Особенно популярным среди молодежи было «чтение чужих мыслей». Многие, как всегда, не верили в происходящее, и Елена пыталась объяснить: «Я делаю это при полном сознании, просто наблюдаю, как мысли человека исходят из головы в виде спиральных колец светящегося дыма, а иногда вырываются в виде струй, которые можно принять за некое светящееся вещество. Потом вокруг головы складываются отчетливые картины и образы. Часто такие мысли и ответы на них отпечатываются в моем мозгу в виде слов и предложений, точно так, как это происходит с моими собственными мыслями».

Сеансы спиритизма стали популярны среди гвардейской золотой молодежи. Их посещали довольно важные персоны, такие как граф Воронцов-Дашков, оба графа Орловы-Давыдовы и Перфильев. Особую дружбу Елена водила с молодым графом Воронцовым-Дашковым. В семейных архивах Фадеевых хранились любопытные документы о двоюродном прадеде наместника Кавказа, его ритуальный кинжал, а также текст ритуальных напевов, привезенных им из Индии. Разумеется, уже никто не знал их значения, но Елена очень любила его повторять и, как ни странно, действие, которое она задумывала, сбывалось.

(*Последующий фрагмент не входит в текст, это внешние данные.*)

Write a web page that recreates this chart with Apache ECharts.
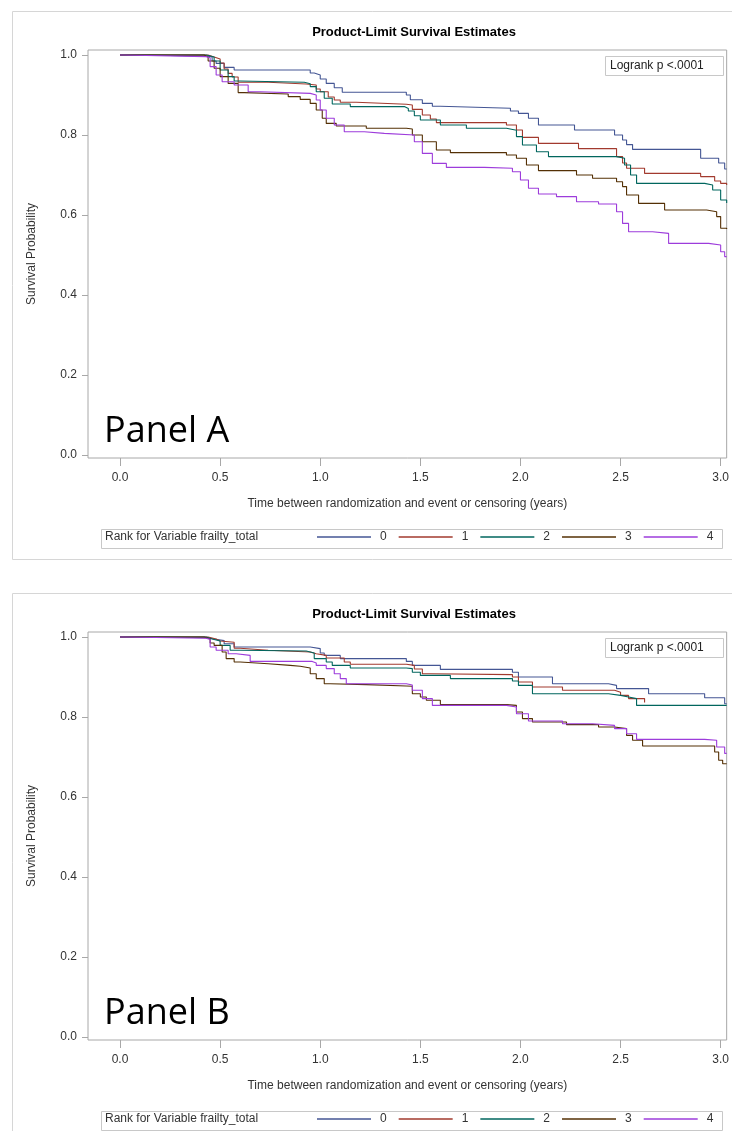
<!DOCTYPE html>
<html>
<head>
<meta charset="utf-8">
<script src="https://cdn.jsdelivr.net/npm/echarts@6/dist/echarts.min.js"></script>
<style>
html,body{margin:0;padding:0;background:#fff;}
#chart{width:732px;height:1131px;}
</style>
</head>
<body>
<div id="chart"></div>
<script>
// ---------- data ----------
const groups = ['0', '1', '2', '3', '4'];
const xTicks = [0, 0.5, 1.0, 1.5, 2.0, 2.5, 3.0];
const yTicks = [0, 0.2, 0.4, 0.6, 0.8, 1.0];
const chartTitle = 'Product-Limit Survival Estimates';
const xTitle = 'Time between randomization and event or censoring (years)';
const yTitle = 'Survival Probability';
const legendTitle = 'Rank for Variable frailty_total';
const logrankText = 'Logrank p <.0001';
const panelLabels = ['Panel A', 'Panel B'];

// Panel A: [time (years), survival probability]
const a0 = [[0,1],[0.12,0.997],[0.44,0.995],[0.46,0.985],[0.48,0.979],[0.52,0.969],[0.57,0.9625],[0.95,0.955],[0.97,0.95],[1.0,0.94],[1.03,0.929],[1.07,0.918],[1.11,0.907],[1.43,0.9],[1.45,0.888],[1.51,0.879],[1.56,0.872],[1.6,0.867],[1.95,0.86],[1.99,0.854],[2.04,0.842],[2.09,0.825],[2.27,0.8125],[2.47,0.8],[2.51,0.7875],[2.53,0.776],[2.56,0.764],[2.9,0.742],[2.99,0.73],[3.02,0.715],[3.03,0.715]];
const a1 = [[0,1],[0.44,0.995],[0.47,0.99],[0.5,0.98],[0.52,0.965],[0.54,0.954],[0.56,0.945],[0.59,0.932],[0.74,0.9275],[0.93,0.925],[0.98,0.915],[1.0,0.908],[1.04,0.895],[1.07,0.8875],[1.1,0.882],[1.18,0.877],[1.43,0.875],[1.46,0.864],[1.51,0.85],[1.55,0.84],[1.58,0.831],[1.93,0.825],[1.98,0.8125],[2.01,0.794],[2.09,0.779],[2.29,0.766],[2.48,0.746],[2.51,0.73],[2.53,0.717],[2.62,0.704],[2.9,0.696],[2.97,0.685],[3.0,0.679],[3.03,0.675]];
const a2 = [[0,1],[0.43,0.995],[0.47,0.985],[0.5,0.9625],[0.54,0.946],[0.57,0.935],[0.6,0.932],[0.92,0.928],[0.95,0.921],[0.98,0.908],[1.02,0.892],[1.06,0.8775],[1.15,0.871],[1.42,0.866],[1.44,0.86],[1.47,0.848],[1.5,0.8375],[1.6,0.825],[1.73,0.817],[1.93,0.812],[1.98,0.796],[2.01,0.775],[2.08,0.758],[2.14,0.746],[2.48,0.742],[2.52,0.725],[2.55,0.7],[2.58,0.679],[2.92,0.675],[2.96,0.6625],[3.0,0.6375],[3.03,0.63]];
const a3 = [[0,1],[0.42,0.995],[0.44,0.985],[0.47,0.967],[0.5,0.946],[0.54,0.929],[0.59,0.906],[0.62,0.9025],[0.84,0.896],[0.9,0.889],[0.95,0.879],[0.98,0.8625],[1.01,0.842],[1.03,0.829],[1.08,0.8225],[1.23,0.8167],[1.43,0.815],[1.46,0.8],[1.51,0.783],[1.58,0.7625],[1.65,0.756],[1.93,0.75],[1.98,0.742],[2.03,0.725],[2.09,0.711],[2.28,0.7],[2.36,0.692],[2.48,0.683],[2.51,0.671],[2.53,0.65],[2.59,0.629],[2.72,0.6125],[2.93,0.608],[2.98,0.596],[3.0,0.567],[3.03,0.565]];
const a4 = [[0,1],[0.01,0.996],[0.43,0.993],[0.45,0.971],[0.48,0.95],[0.51,0.933],[0.57,0.925],[0.64,0.908],[0.7,0.904],[0.95,0.9],[0.98,0.8875],[1.0,0.8625],[1.03,0.842],[1.07,0.825],[1.12,0.808],[1.22,0.804],[1.32,0.8],[1.47,0.783],[1.51,0.754],[1.56,0.729],[1.63,0.719],[1.82,0.7167],[1.96,0.708],[2.0,0.6875],[2.04,0.667],[2.09,0.6525],[2.18,0.646],[2.28,0.633],[2.39,0.6275],[2.48,0.608],[2.51,0.579],[2.54,0.558],[2.66,0.554],[2.74,0.529],[2.94,0.525],[3.0,0.508],[3.02,0.496],[3.03,0.496]];

// Panel B
const b0 = [[0,1],[0.2,0.998],[0.44,0.995],[0.47,0.991],[0.52,0.983],[0.57,0.975],[0.95,0.971],[1.0,0.96],[1.02,0.954],[1.1,0.946],[1.43,0.939],[1.46,0.929],[1.6,0.919],[1.96,0.912],[1.99,0.9],[2.16,0.883],[2.44,0.879],[2.48,0.871],[2.64,0.858],[2.92,0.848],[3.02,0.833],[3.03,0.833]];
const b1 = [[0,1],[0.44,0.995],[0.48,0.99],[0.5,0.987],[0.57,0.972],[0.6,0.967],[0.74,0.9625],[0.95,0.958],[0.98,0.954],[1.03,0.9475],[1.12,0.9375],[1.15,0.932],[1.43,0.929],[1.47,0.92],[1.51,0.9083],[1.55,0.906],[1.96,0.9],[1.99,0.8875],[2.06,0.875],[2.21,0.867],[2.47,0.862],[2.5,0.854],[2.54,0.846],[2.62,0.836]];
const b2 = [[0,1],[0.43,0.995],[0.46,0.99],[0.5,0.979],[0.55,0.967],[0.6,0.965],[0.93,0.96],[0.97,0.946],[1.03,0.9375],[1.06,0.929],[1.15,0.9225],[1.43,0.921],[1.46,0.912],[1.5,0.904],[1.65,0.896],[1.96,0.89],[1.99,0.879],[2.06,0.858],[2.44,0.854],[2.5,0.85],[2.54,0.846],[2.58,0.829],[3.03,0.829]];
const b3 = [[0,1],[0.42,0.995],[0.45,0.985],[0.47,0.979],[0.51,0.9625],[0.53,0.946],[0.57,0.9375],[0.6,0.933],[0.74,0.929],[0.85,0.927],[0.9,0.9225],[0.95,0.9083],[0.98,0.896],[1.02,0.8833],[1.05,0.881],[1.23,0.8775],[1.43,0.877],[1.46,0.858],[1.5,0.85],[1.53,0.8417],[1.6,0.831],[1.93,0.829],[1.98,0.8125],[2.01,0.796],[2.06,0.7875],[2.23,0.781],[2.39,0.775],[2.47,0.771],[2.53,0.754],[2.56,0.742],[2.61,0.7275],[2.97,0.7125],[2.99,0.692],[3.01,0.683],[3.03,0.683]];
const b4 = [[0,1],[0.01,0.997],[0.43,0.994],[0.45,0.975],[0.48,0.967],[0.54,0.958],[0.58,0.954],[0.65,0.939],[0.96,0.935],[0.98,0.929],[1.03,0.921],[1.07,0.9083],[1.1,0.896],[1.13,0.8833],[1.43,0.88],[1.46,0.867],[1.51,0.846],[1.56,0.829],[1.93,0.825],[1.98,0.8083],[2.04,0.79],[2.21,0.7833],[2.36,0.779],[2.47,0.771],[2.53,0.758],[2.58,0.744],[2.92,0.7417],[2.98,0.725],[3.02,0.709],[3.03,0.709]];

const colors = ['#445694', '#A23A2E', '#01665E', '#543005', '#9D3CDB'];

// ---------- layout ----------
const FONT = '"Liberation Sans", Arial, sans-serif';
const panelTops = [50, 632];
const plotLeft = 88, plotWidth = 641, plotHeight = 408;
const panelData = [[a0, a1, a2, a3, a4], [b0, b1, b2, b3, b4]];

const grids = [], xAxes = [], yAxes = [], series = [], titles = [], legends = [], graphics = [];
const fmt = v => Number(v).toFixed(1);

panelTops.forEach((top, p) => {
  grids.push({left: plotLeft, top: top, width: plotWidth, height: plotHeight,
    show: true, borderColor: '#a8a8a8', borderWidth: 1, backgroundColor: '#fff'});
  xAxes.push({gridIndex: p, type: 'value', min: -0.16, max: 3.03, position: 'bottom',
    axisLine: {show: false, onZero: false}, splitLine: {show: false},
    axisTick: {show: true, customValues: xTicks, length: 8, lineStyle: {color: '#a8a8a8'}},
    axisLabel: {customValues: xTicks, formatter: fmt, color: '#333', fontSize: 12, fontFamily: FONT, margin: 14},
    name: xTitle, nameLocation: 'middle', nameGap: 40,
    nameTextStyle: {color: '#333', fontSize: 12, fontFamily: FONT}});
  yAxes.push({gridIndex: p, type: 'value', min: -0.0075, max: 1.0125, position: 'left',
    axisLine: {show: false, onZero: false}, splitLine: {show: false},
    axisTick: {show: true, customValues: yTicks, length: 6, lineStyle: {color: '#a8a8a8'}},
    axisLabel: {customValues: yTicks, formatter: fmt, color: '#333', fontSize: 12, fontFamily: FONT, margin: 11},
    name: yTitle, nameLocation: 'middle', nameGap: 50,
    nameTextStyle: {color: '#333', fontSize: 12, fontFamily: FONT}});
  panelData[p].forEach((d, g) => {
    series.push({name: groups[g], type: 'line', xAxisIndex: p, yAxisIndex: p,
      data: d, step: 'end', symbol: 'none', showSymbol: false, silent: true, animation: false,
      lineStyle: {width: 1.1, color: colors[g]}, itemStyle: {color: colors[g]}});
  });
  titles.push({text: chartTitle, left: 409, top: top - 29, textAlign: 'center',
    textStyle: {fontSize: 13, fontWeight: 'bold', color: '#000', fontFamily: FONT}});
  legends.push({data: groups, left: 317, top: top + 481, padding: 0,
    icon: 'rect', itemWidth: 54, itemHeight: 1.5, itemGap: 12, selectedMode: false,
    textStyle: {fontSize: 12, color: '#333', fontFamily: FONT, padding: [0, 0, 0, 4]}});
  // outer panel border
  graphics.push({type: 'rect', left: 10, top: top - 41, silent: true,
    shape: {width: 740, height: 548}, style: {fill: null, stroke: '#d6d6d6', lineWidth: 1}});
  // panel label
  graphics.push({type: 'text', left: 104, top: top + 364, silent: true,
    style: {text: panelLabels[p], fill: '#000', font: '36px "Open Sans", sans-serif'}});
  // logrank inset
  graphics.push({type: 'rect', left: 605, top: top + 6, silent: true,
    shape: {width: 118, height: 19}, style: {fill: '#fff', stroke: '#c8c8c8', lineWidth: 1}});
  graphics.push({type: 'text', left: 610, top: top + 10, silent: true,
    style: {text: logrankText, fill: '#222', font: '12px ' + FONT}});
  // legend frame + title
  graphics.push({type: 'rect', left: 99, top: top + 477, silent: true,
    shape: {width: 621, height: 19}, style: {fill: null, stroke: '#c8c8c8', lineWidth: 1}});
  graphics.push({type: 'text', left: 105, top: top + 481, silent: true,
    style: {text: legendTitle, fill: '#333', font: '12px ' + FONT}});
});

const chart = echarts.init(document.getElementById('chart'), null, {renderer: 'canvas'});
chart.setOption({
  animation: false,
  backgroundColor: '#fff',
  title: titles,
  grid: grids,
  xAxis: xAxes,
  yAxis: yAxes,
  legend: legends,
  series: series,
  graphic: graphics
});
</script>
</body>
</html>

Елена знала, что в роду Воронцовых сохранилась память о странном предке, которого всегда считали чем-то средним между мистиком и шарлатаном, а также то, что среди частного архива наместника Кавказа Воронцова-Дашкова имелись письма об учителях Индии. Елене очень хотелось их прочитать, поэтому она пыталась уговорить молодого увлекающегося спиритизмом Воронцова-Дашкова при случае выслать ей эти письма. Но ее просьба так и осталась без ответа.